◆ Given instruction ◆
Return the lines below exactly, from the first line to the line that contains "fig = plt.figure(figsize=(W". Leave out pictures.
++++ Supplied material
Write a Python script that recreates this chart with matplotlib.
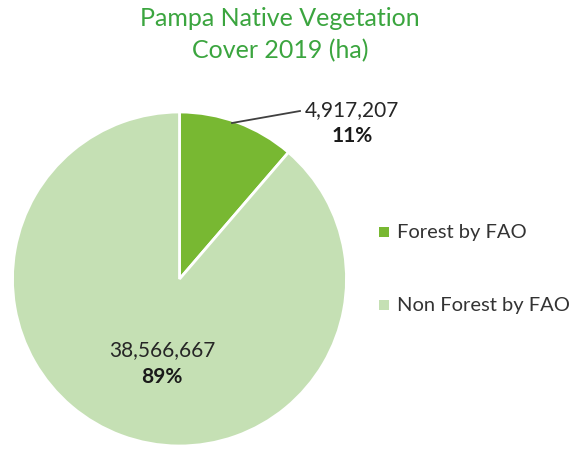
import matplotlib.pyplot as plt
from matplotlib.patches import Rectangle

categories = ["Forest by FAO", "Non Forest by FAO"]
values = [4917207, 38566667]
colors = ["#78B832", "#C5E0B4"]

plt.rcParams['font.family'] = ['Lato', 'DejaVu Sans']

W, H = 569, 452
fig = plt.figure(figsize=(W / 100, H / 100), dpi=100)

# pie axes: centre (179, 280) px, radius 167 px
cx, cy, r = 179.5, 280, 167
ax = fig.add_axes([(cx - r) / W, 1 - (cy + r) / H, 2 * r / W, 2 * r / H])
wedges, _ = ax.pie(values, colors=colors, startangle=90, counterclock=False,
                   radius=1, wedgeprops=dict(edgecolor="white", linewidth=2))
ax.set_xlim(-1, 1)
ax.set_ylim(-1, 1)
ax.set_aspect("equal")
ax.axis("off")

total = sum(values)
pcts = [round(v / total * 100) for v in values]

def px(x, y):
    return x / W, 1 - y / H

fig.text(*px(280, 18), "Pampa Native Vegetation", ha="center", va="center",
         fontsize=18, color="#3BA53F")
fig.text(*px(280, 51), "Cover 2019 (ha)", ha="center", va="center",
         fontsize=18, color="#3BA53F")

# forest label with leader line
fig.add_artist(plt.Line2D([232 / W, 300 / W], [1 - 124 / H, 1 - 112 / H],
                          color="#404040", lw=1.3))
fig.text(*px(352, 110), f"{values[0]:,}", ha="center", va="center",
         fontsize=15, color="#262626")
fig.text(*px(352, 136), f"{pcts[0]}%", ha="center", va="center",
         fontsize=15, fontweight="bold", color="#1a1a1a")

fig.text(*px(162, 350), f"{values[1]:,}", ha="center", va="center",
         fontsize=15, color="#262626")
fig.text(*px(162, 377), f"{pcts[1]}%", ha="center", va="center",
         fontsize=15, fontweight="bold", color="#1a1a1a")

# legend
for i, (cat, col) in enumerate(zip(categories, colors)):
    y = 233 + i * 73
    fig.add_artist(Rectangle((379 / W, 1 - (y + 5) / H), 10 / W, 10 / H,
                             facecolor=col, edgecolor="none",
                             transform=fig.transFigure))
    fig.text(*px(397, y), cat, ha="left", va="center", fontsize=14.5,
             color="#333333")

fig.savefig("out.png", dpi=100, facecolor="white")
++++++++
◆ Task output ◆
Write a Python script that recreates this chart with matplotlib.
import matplotlib.pyplot as plt
from matplotlib.patches import Rectangle

categories = ["Forest by FAO", "Non Forest by FAO"]
values = [4917207, 38566667]
colors = ["#78B832", "#C5E0B4"]

plt.rcParams['font.family'] = ['Lato', 'DejaVu Sans']

W, H = 569, 452
fig = plt.figure(figsize=(W / 100, H / 100), dpi=100)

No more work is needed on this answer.